You've probably heard that a map (with some restrictions: no enclaves, no "bridges", countries meeting at a

*point* are not considered adjacent) can be colored using only four colors.

Graph coloring is a bit more general: given a bunch of "nodes" with "edges" between them, color the nodes such that no two adjacent (ie, have an edge between them) nodes have the same color. A trivial way to do that would be giving every node its own color. A bit better would be to start at the first node, give it color 0, then the second node can have color 0 or 1 (depending on whether it's connected to the first) and so on, and there are tricks you can play here with the order in which you visit the nodes (it matters a lot, and in fact there is an order such that you get an optimal coloring this way, there are many interesting things you can do there).

The challenge is usually to find such a coloring with the fewest possible number of colors, but you could also ask: given a certain number of colors you're allowed to use, can you color the graph? (this is an example of an NP-complete problem)

Anyway for this mini challenge, there are two graphs (I could make more, if necessary), a small one with 50 nodes and 350 edges, and a big one with 500 nodes and 62423 edges. The second one is particularly nasty not so much because it has 500 nodes, but mainly because it has about half as many edges as it could maximally have, which is about the worst case (more edges and it becomes so constrained that there are not many solutions to try, less edges and you won't need as many colours so again there are few solution). But whatever, the point is, there's an easy one and a hard one.
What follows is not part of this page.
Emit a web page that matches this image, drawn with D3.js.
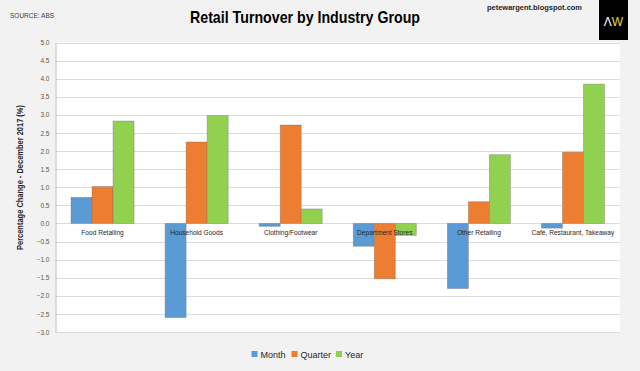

The east one is still big enough that you can't blindly try everything though, you have to be at least slightly clever.

50 graph:

gc50.txt500 graph:

gc500.txtFormat: first line is [number of nodes] [number of edges]

Other lines are the edges, a pair of nodes that has a link between them.

The last line is empty (so that every line you read can end in \r\n to simplify parsing or whatever), and there are exactly as many edges as advertised (so you can read them in a for loop and not care about end of file).

Challenges (easy):

- Find an optimal coloring for gc50.
- Find a coloring with at most 80 colors for gc500.
- Prove that you need at least 11 colors to color gc500.

Challenges (medium):

- Find a coloring with at most 60 colors for gc500.

Challenges (hard):

- Find a coloring with at most 52 (protip: that's not optimal) colors for gc500.

Challenges (impossible):

- Find an optimal coloring for gc500. (I don't even know how many colors it will have, so don't ask)

Challenges (other):

- Find a non-trivial
*lower bound* on the number of colors necessary for gc500 (deliver proof/explanation of why it's a lower bound).

PM answers to me (don't post colorings please, feel free to post lower bounds), discuss everything (as long as it doesn't violate "don't post colorings"), pretty much anything goes with respect to how you solve this but it will be more interesting for you if you play with the problems yourself instead of just dumping them into open source solvers.